素浪人旅日記

2009年3月31日に35年の教師生活を終え、無職の身となって歩む毎日の中で、心に浮かぶさまざまなことを綴っていきたい。

良い番組との出会いはハッピー気分になる

2010年07月26日 | 日記
 昨日のNHK教育で放送された「日曜美術館」もなかなか良かった。『広目天のまなざし~會津八一の愛した奈良の仏~』というタイトルをテレビ欄で見た時、會津八一さんの和歌とゆかりの寺と仏像の紹介ぐらいだろうと思っていた。奈良を歩いていると會津八一さんの歌碑によく出会い、たまたまブックマートで山崎馨著「會津八一の歌」という文庫本をみつけて読んでいる程度で、勝手に自分でイメージをつくっていた。番組を見て180度自分のイメージと違っていたことがわかった。「日曜美術館」のホームページでの番組紹介ではこうなっている。

 あおによし、奈良の都。阿修羅像、大仏、釈迦三尊像など、国宝の仏が数多く鎮座する。昭和18年、学徒出陣する若者たちの多くが出征する直前、訪れたのが奈良の仏だった。そして、小さな仏像の写真を買い求め、戦地に散っていった。

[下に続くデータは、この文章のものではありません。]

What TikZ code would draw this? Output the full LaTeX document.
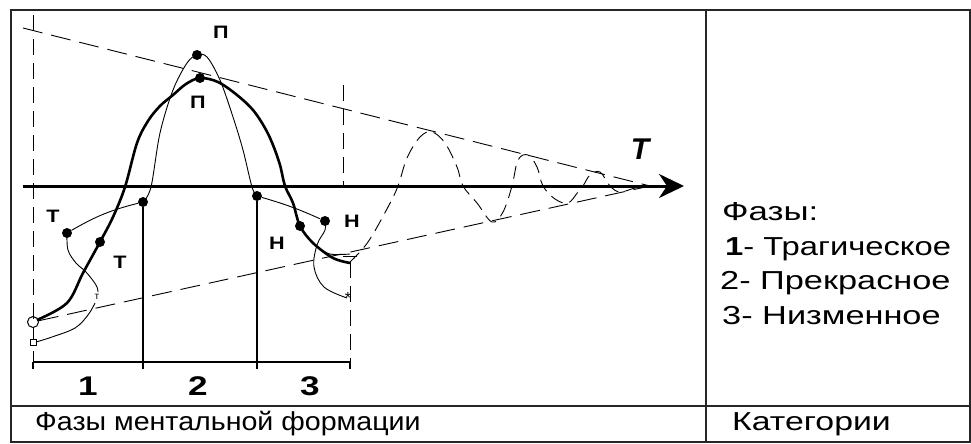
\documentclass[tikz,border=0pt]{standalone}
\usepackage{fontspec}
\setmainfont{Liberation Sans}
\usetikzlibrary{arrows.meta}
\newcommand{\wide}[2]{\scalebox{#1}[1]{#2}}
\begin{document}
\begin{tikzpicture}[x=1pt,y=-1pt,
  frame/.style={line width=1.4pt, draw=black!85},
  thickcurve/.style={line width=2.6pt, line join=round},
  thincurve/.style={line width=0.9pt},
  cone/.style={line width=0.9pt, dash pattern=on 20pt off 9pt},
  vdash/.style={line width=1pt, dash pattern=on 16pt off 8pt},
  wave/.style={line width=0.9pt, dash pattern=on 13pt off 7pt},
  dot/.style={circle, fill, inner sep=0pt, minimum size=10pt},
  lbl/.style={font=\bfseries\fontsize{18}{18}\selectfont, inner sep=0pt},
  num/.style={font=\bfseries\fontsize{27}{27}\selectfont, inner sep=0pt},
  txt/.style={font=\fontsize{26}{26}\selectfont, inner sep=0pt, anchor=west}
]
\useasboundingbox (0,0) rectangle (971,444);
% frame
\draw[frame] (11,10) rectangle (970,442);
\draw[frame] (706,10) -- (706,442);
\draw[frame] (11,406) -- (970,406);
% cone
\coordinate (tip) at (650,186);
\coordinate (ctop) at (23,28);
\node[draw, circle, fill=white, line width=1pt, inner sep=0pt, minimum size=11pt] (oc) at (33,322) {};
\draw[cone] (ctop) -- (tip);
\draw[cone] (oc) -- (tip);
% vertical dashed lines
\draw[vdash] (33,15) -- (33,362);
\draw[vdash] (343,85) -- (343,186);
\draw[vdash] (350,262) -- (350,362);
% baseline and ticks
\draw[line width=1.2pt] (33,362) -- (350,362);
\foreach \x in {33,143,257,350} \draw[line width=1.2pt] (\x,362) -- (\x,369);
% dots
\node[dot] (t1) at (67,233) {};
\node[dot] (t2) at (100,242) {};
\node[dot] (a1) at (143,202) {};
\node[dot] (p1) at (197,55) {};
\node[dot] (p2) at (200,78) {};
\node[dot] (a2) at (257,196) {};
\node[dot] (n1) at (300,226) {};
\node[dot] (n2) at (325,221) {};
\node[draw, fill=white, line width=0.8pt, inner sep=0pt, minimum size=6pt] (sq) at (33,342) {};
% solid verticals
\draw[line width=1.2pt] (a1) -- (143,362);
\draw[line width=1.2pt] (a2) -- (257,362);
% thick curve
\draw[thickcurve] plot[smooth, tension=0.55] coordinates {(37,320) (67,303) (83,273) (100,242) (113,217) (125,187) (137,143) (148,121) (160,106) (173,95) (186,84) (200,78) (218,82) (237,95) (253,110) (265,128) (273,145) (280,165) (285,186) (293,203) (300,226) (313,243) (333,258) (350,263)};
% thin curve
\draw[thincurve] (t1) to[bend left=8] (a1);
\draw[thincurve] plot[smooth, tension=0.6] coordinates {(67,233) (68,250) (76,263) (86,272) (96,285) (98,292)};
\draw[thincurve] plot[smooth, tension=0.6] coordinates {(95,303) (88,315) (75,328) (52,337) (36,342)};
\draw[thincurve] plot[smooth, tension=0.55] coordinates {(143,202) (151,187) (160,133) (173,90) (187,63) (197,55) (207,57) (220,80) (233,117) (243,150) (252,187) (257,196)};
\draw[thincurve] (a2) to[bend left=4] (n2);
\draw[thincurve] plot[smooth, tension=0.6] coordinates {(325,221) (325,230) (317,245) (314,267) (324,287) (347,298)};
\draw[thincurve] plot[smooth, tension=0.6] coordinates {(316,246) (330,254) (350,254)};
% marks
\node[inner sep=0pt, font=\fontsize{16}{16}\selectfont] (star) at (348,298) {*};
\draw[line width=1pt] (343,256) -- (357,256);
% damped wave
\draw[wave] plot[smooth, tension=0.6] coordinates {(350,262) (368,242) (388,207) (398,186) (407,158) (420,137) (432,132) (445,143) (457,167) (463,186) (477,203) (492,222) (503,212) (512,186) (518,160) (528,155) (537,167) (543,186) (555,199) (568,203) (578,192) (583,186) (590,175) (600,172) (610,186) (620,192) (635,188) (650,186)};
% axis
\draw[line width=3pt, -{Stealth[length=25pt,width=24pt,inset=8pt]}] (23,186) -- (684,186);
\node[font=\bfseries\itshape\fontsize{30}{30}\selectfont, inner sep=0pt] (T) at (640,149) {T};
% labels
\node[lbl] (lp1) at (221,32) {\wide{1.2}{П}};
\node[lbl] (lp2) at (198,102) {\wide{1.2}{П}};
\node[lbl] (lt1) at (53,216) {\wide{1.2}{Т}};
\node[lbl] (lt2) at (120,262) {\wide{1.2}{Т}};
\node[lbl] (ln1) at (277,243) {\wide{1.2}{Н}};
\node[lbl] (ln2) at (352,221) {\wide{1.2}{Н}};
\node[inner sep=0pt, font=\fontsize{10}{10}\selectfont] (lt3) at (97,297) {т};
\node[num] (n1l) at (88,386) {\wide{1.3}{1}};
\node[num] (n2l) at (198,386) {\wide{1.3}{2}};
\node[num] (n3l) at (310,386) {\wide{1.3}{3}};
% texts
\node[txt] (bl) at (35,424) {\wide{1.1}{Фазы ментальной формации}};
\node[txt] (br) at (732,424) {\wide{1.3}{Категории}};
\node[txt] (f0) at (722,212) {\wide{1.34}{Фазы:}};
\node[txt] (f1) at (725,249) {\wide{1.26}{\textbf{1}- Трагическое}};
\node[txt] (f2) at (720,283) {\wide{1.32}{2- Прекрасное}};
\node[txt] (f3) at (722,316) {\wide{1.32}{3- Низменное}};
\end{tikzpicture}
\end{document}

彼らは、なぜ最後に奈良の仏をまぶたに焼き付けたのか?

 平城遷都1300年、仏像ブームである今、奈良の仏と出陣学徒たちの知られざる戦争秘話を描く。学生たちを毎年のよう奈良に連れていったのが、早稲田大学で東洋美術を教えていた會津八一(1881~1956)。美術史家のさきがけであり、歌人でもあった八一は奈良の仏を、叙情豊かに表現した。

 昭和18年11月、多くの学生が学問半ばにして学徒出陣していく中、最後の研修旅行が行なわれた。見納めの旅、二度と生きて帰らないだろう学生に八一は、仏像を通して何を伝えようとしたのか?

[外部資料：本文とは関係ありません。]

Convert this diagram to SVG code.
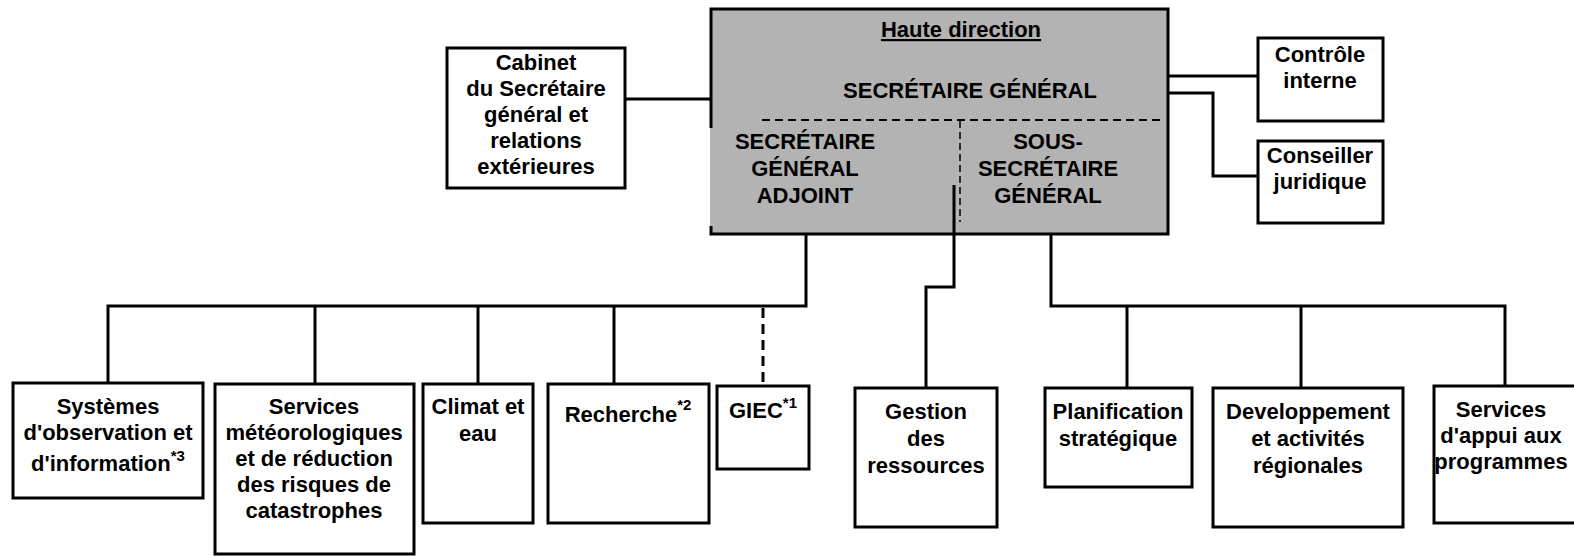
<svg xmlns="http://www.w3.org/2000/svg" width="1574" height="556" viewBox="0 0 1574 556">
<style>
.box{fill:#fff;stroke:#000;stroke-width:3}
.t{font-family:"Liberation Sans",Arial,sans-serif;font-weight:bold;font-size:22px;fill:#000;text-anchor:middle}
.sup{font-size:15px}
.ln{fill:none;stroke:#000;stroke-width:3}
.dash{fill:none;stroke:#000;stroke-width:2;stroke-dasharray:8 5}
</style>
<rect width="1574" height="556" fill="#fff"/>
<g id="connectors">
<path class="ln" d="M625,99 H710"/>
<path class="ln" d="M1168,76 H1258"/>
<path class="ln" d="M1168,93 H1213 V176 H1258"/>
<path class="ln" d="M806,227 V306 H108 V383"/>
<path class="ln" d="M315,306 V384"/>
<path class="ln" d="M478,306 V384"/>
<path class="ln" d="M614,306 V384"/>
<path fill="none" stroke="#000" stroke-width="3" stroke-dasharray="10 6" d="M763,308 V386"/>
<path class="ln" d="M1051,227 V306 H1505 V386"/>
<path class="ln" d="M1127,306 V388"/>
<path class="ln" d="M1301,306 V388"/>
</g>
<g id="haute-direction">
<rect x="710" y="9" width="458" height="225" fill="#b3b3b3"/>
<path class="ln" d="M711,128 V9 H1168 V234 H711 V226"/>
<path class="dash" d="M762,120 H1160"/>
<path fill="none" stroke="#000" stroke-width="1.5" stroke-dasharray="7 4" d="M960,121 V222"/>
<text class="t" x="961" y="37" text-decoration="underline">Haute direction</text>
<text class="t" x="970" y="98">SECRÉTAIRE GÉNÉRAL</text>
<text class="t" x="805" y="149">SECRÉTAIRE</text>
<text class="t" x="805" y="176">GÉNÉRAL</text>
<text class="t" x="805" y="203">ADJOINT</text>
<text class="t" x="1048" y="149">SOUS-</text>
<text class="t" x="1048" y="176">SECRÉTAIRE</text>
<text class="t" x="1048" y="203">GÉNÉRAL</text>
</g>
<g id="gestion-link">
<path class="ln" d="M954,185 V287 H926 V388"/>
</g>
<g id="cabinet">
<rect class="box" x="447" y="48" width="178" height="140"/>
<text class="t" x="536" y="70">Cabinet</text>
<text class="t" x="536" y="96">du Secrétaire</text>
<text class="t" x="536" y="122">général et</text>
<text class="t" x="536" y="148">relations</text>
<text class="t" x="536" y="174">extérieures</text>
</g>
<g id="controle">
<rect class="box" x="1258" y="38" width="125" height="83"/>
<text class="t" x="1320" y="62">Contrôle</text>
<text class="t" x="1320" y="88">interne</text>
</g>
<g id="conseiller">
<rect class="box" x="1258" y="141" width="125" height="82"/>
<text class="t" x="1320" y="163">Conseiller</text>
<text class="t" x="1320" y="189">juridique</text>
</g>
<g id="systemes">
<rect class="box" x="13" y="383" width="190" height="115"/>
<text class="t" x="108" y="414">Systèmes</text>
<text class="t" x="108" y="440">d'observation et</text>
<text class="t" x="108" y="471">d'information<tspan class="sup" dy="-10">*3</tspan></text>
</g>
<g id="services-meteo">
<rect class="box" x="215" y="384" width="199" height="170"/>
<text class="t" x="314" y="414">Services</text>
<text class="t" x="314" y="440">météorologiques</text>
<text class="t" x="314" y="466">et de réduction</text>
<text class="t" x="314" y="492">des risques de</text>
<text class="t" x="314" y="518">catastrophes</text>
</g>
<g id="climat">
<rect class="box" x="423" y="384" width="110" height="139"/>
<text class="t" x="478" y="414">Climat et</text>
<text class="t" x="478" y="441">eau</text>
</g>
<g id="recherche">
<rect class="box" x="548" y="384" width="161" height="139"/>
<text class="t" x="628" y="422">Recherche<tspan class="sup" dy="-12">*2</tspan></text>
</g>
<g id="giec">
<rect class="box" x="717" y="386" width="92" height="83"/>
<text class="t" x="763" y="418">GIEC<tspan class="sup" font-size="13" dy="-10">*1</tspan></text>
</g>
<g id="gestion">
<rect class="box" x="855" y="388" width="142" height="139"/>
<text class="t" x="926" y="419">Gestion</text>
<text class="t" x="926" y="446">des</text>
<text class="t" x="926" y="473">ressources</text>
</g>
<g id="planification">
<rect class="box" x="1045" y="388" width="147" height="99"/>
<text class="t" x="1118" y="419">Planification</text>
<text class="t" x="1118" y="446">stratégique</text>
</g>
<g id="developpement">
<rect class="box" x="1213" y="388" width="190" height="139"/>
<text class="t" x="1308" y="419">Developpement</text>
<text class="t" x="1308" y="446">et activités</text>
<text class="t" x="1308" y="473">régionales</text>
</g>
<g id="appui">
<rect class="box" x="1434" y="386" width="170" height="137"/>
<text class="t" x="1501" y="417">Services</text>
<text class="t" x="1501" y="443">d'appui aux</text>
<text class="t" x="1501" y="469">programmes</text>
</g>
</svg>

 最後の旅行に参加した、当時の学生の証言を交えながら、奈良の仏の深遠なる魅力と、孤高の学者の気骨の生涯をたどる


 もっと枯れた穏やかな人をイメージしていたが違っていた。厳しい先生であったみたいだ。「破門の八一」と呼ばれ、いい加減な学生はすぐに「破門だ。帰れ!」と言い渡したと懇意の写真館の主人が思い出話をされていた。破門された学生はその写真館に泣き言を言いに来るのだが同じ学生が「破門されました」と何度も来たらしく、そこに八一さんの厳しさの中にあるやさしさを見ることができると笑っておられた。

 学生たちは、四天王の一つ、「広目天のまなざし」と先生は似ているとささやきあっていたみたいで、奈良で“會津八一”と“広目天”が対峙する瞬間をワクワクしながら見ていたというくだりは思わず笑ってしまった。

        

 また一つ、自分の引き出しの中身が増え、奈良へ行った時、歌碑を見つけた時など今までと違う見方ができるようになった。本であれ、映像であれ、人であれ、そういう出会いがあるととても幸せな気分になれる。